In earlier years (2019–2020), before the GroenLinks-PvdA merger, GroenLinks occasionally splits on security and defense policy — visible in the SVD as individual MP positions diverging from the party centroid.


The Pipeline Architecture

Single DuckDB database, modular Python pipeline, no cloud infrastructure:

API (Tweede Kamer OData) 
  → download_past_year.py 
  → motions table (28,172 rows)
  
motions
  → extract_mp_votes.py      → mp_votes table (506,336 rows)
  → sync_motion_content.py   → body_text enrichment (26,447 motions, ~94%)
  → text_pipeline.py         → embeddings table (28,172 rows, qwen3-embedding-4b via OpenRouter)
  → svd_pipeline.py          → svd_vectors table (54,150 rows, 38 windows)
  
svd_vectors + embeddings
  → fusion.py                → fused_embeddings table (40,522 rows)
  
fused_embeddings
  → similarity/compute.py    → similarity_cache table (405,216 rows, top-10 per window)

The similarity computation is pure NumPy: load all fused vectors for a window, pad to uniform length, L2-normalize, compute the full N×N cosine similarity matrix via a single matrix multiply (normalized @ normalized.T), then extract top-k neighbors per row with np.argpartition. For a 4,000-motion quarter, that's a 4000×4000 matrix operation — fast enough that it's not worth batching.

The database sits at 15 GB on disk — up from ~3 GB before body text enrichment. The full parliamentary text for 26,000+ motions accounts for most of that growth.


What's Next

Motion explorer: Given a motion, retrieve the 10 most politically and semantically similar ones from across the decade. Trace how a policy debate evolved — who championed it, how the coalitions shifted.

Party trajectory animation: Procrustes-aligned positions, animated year by year. Watch D66 drift post-2021, watch PVV consolidate its flank, watch new parties arrive and find their geometric home.

Cross-party coalition patterns: The fused embeddings let us ask which topics produce unusual coalition configurations — motions where the normal left-right split breaks down and unexpected alliances form.

The controversy index: 1 - winning_margin gives a controversy score per motion.
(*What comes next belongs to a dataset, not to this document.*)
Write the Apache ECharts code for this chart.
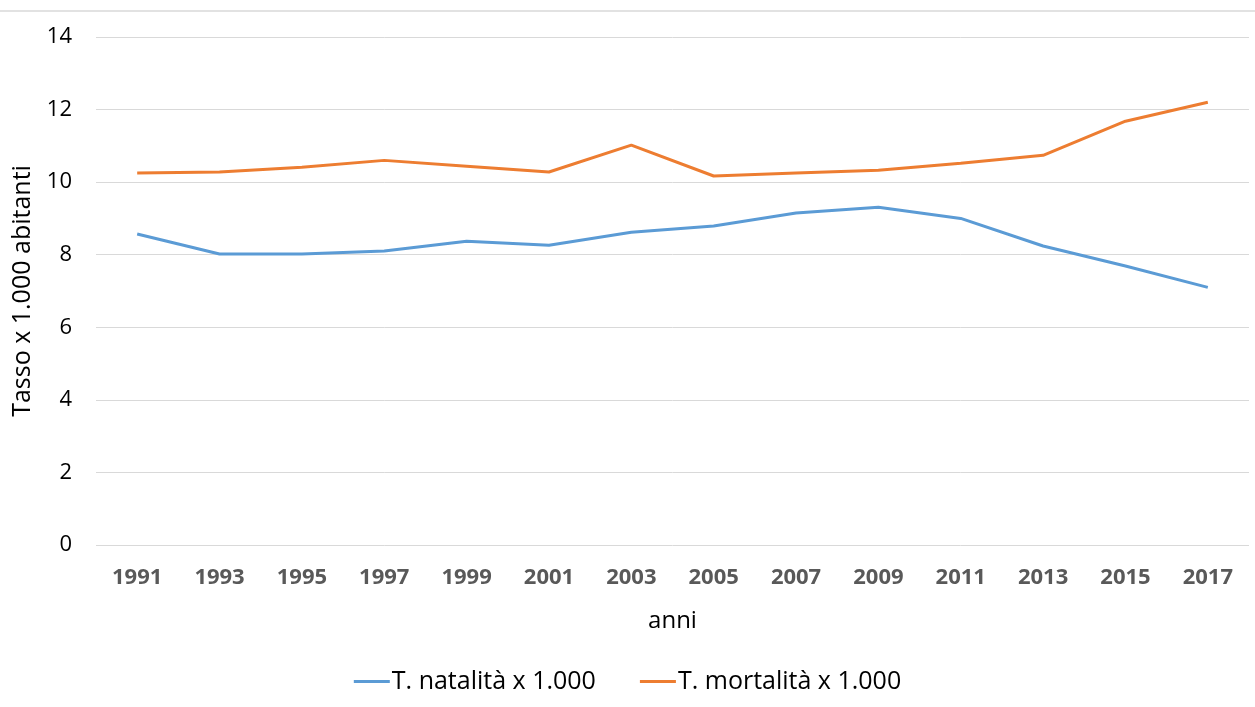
<!DOCTYPE html>
<html>
<head>
<meta charset="utf-8">
<script src="https://cdn.jsdelivr.net/npm/echarts@6/dist/echarts.min.js"></script>
<style>
  html, body { margin: 0; padding: 0; background: #fff; }
  #main { width: 1255px; height: 707px; }
</style>
</head>
<body>
<div id="main"></div>
<script>
// anni
const years = ['1991', '1993', '1995', '1997', '1999', '2001', '2003', '2005', '2007', '2009', '2011', '2013', '2015', '2017'];
// tassi x 1.000 abitanti
const natalita = [8.57, 8.02, 8.02, 8.1, 8.37, 8.26, 8.62, 8.79, 9.15, 9.31, 9.0, 8.24, 7.69, 7.1];
const mortalita = [10.25, 10.28, 10.41, 10.6, 10.44, 10.28, 11.02, 10.17, 10.25, 10.33, 10.52, 10.74, 11.68, 12.2];

const font = 'Open Sans';

let myChart = echarts.init(document.getElementById('main'));
myChart.setOption({
  animation: false,
  graphic: [
    { type: 'line', shape: { x1: 0, y1: 11, x2: 1255, y2: 11 }, style: { stroke: '#d9d9d9', lineWidth: 1.5 } }
  ],
  legend: {
    bottom: 8,
    left: 'center',
    itemWidth: 36,
    itemHeight: 3,
    itemGap: 44,
    icon: 'rect',
    textStyle: { fontFamily: font, fontSize: 25, color: '#000', padding: [0, 0, 0, -3] },
    data: ['T. natalità x 1.000', 'T. mortalità x 1.000']
  },
  grid: { left: 96, right: 6, top: 37, bottom: 162, outerBoundsMode: 'none' },
  xAxis: {
    type: 'category',
    data: years,
    name: 'anni',
    nameLocation: 'middle',
    nameGap: 64,
    nameTextStyle: { fontFamily: font, fontSize: 24, color: '#000' },
    axisLine: { show: false },
    axisTick: { show: false },
    axisLabel: { fontFamily: font, fontSize: 22, fontWeight: 'bold', color: '#595959', margin: 22 }
  },
  yAxis: {
    type: 'value',
    min: 0,
    max: 14,
    interval: 2,
    name: 'Tasso x 1.000 abitanti',
    nameLocation: 'middle',
    nameGap: 61,
    nameTextStyle: { fontFamily: font, fontSize: 25, color: '#000' },
    axisLabel: { fontFamily: font, fontSize: 22, color: '#000', margin: 24 },
    splitLine: { lineStyle: { color: '#d9d9d9', width: 1 } }
  },
  series: [
    {
      name: 'T. natalità x 1.000',
      type: 'line',
      data: natalita,
      symbol: 'none',
      itemStyle: { color: '#5b9bd5' },
      lineStyle: { color: '#5b9bd5', width: 3 }
    },
    {
      name: 'T. mortalità x 1.000',
      type: 'line',
      data: mortalita,
      symbol: 'none',
      itemStyle: { color: '#ed7d31' },
      lineStyle: { color: '#ed7d31', width: 3 }
    }
  ]
});
</script>
</body>
</html>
The most contested votes — close margins, high-salience topics — tell a different story than the headline political narratives.


Reproducibility

# Download historical data
python scripts/download_past_year.py --start-date 2016-01-01 --end-date 2026-01-01

# Run full pipeline (SVD, text embeddings, fusion, similarity cache)
python -m pipeline.run_pipeline --db-path data/motions.db \
    --start-date 2016-01-01 --end-date 2026-01-01 \
    --window-size quarterly --text-batch-size 200

# Enrich with full motion body text
python scripts/sync_motion_content.py --db-path data/motions.db

The DB grows to ~15 GB for the full dataset including body text. All computation — SVD, fusion, similarity — runs locally on a single machine.

Democracy is more legible than it looks.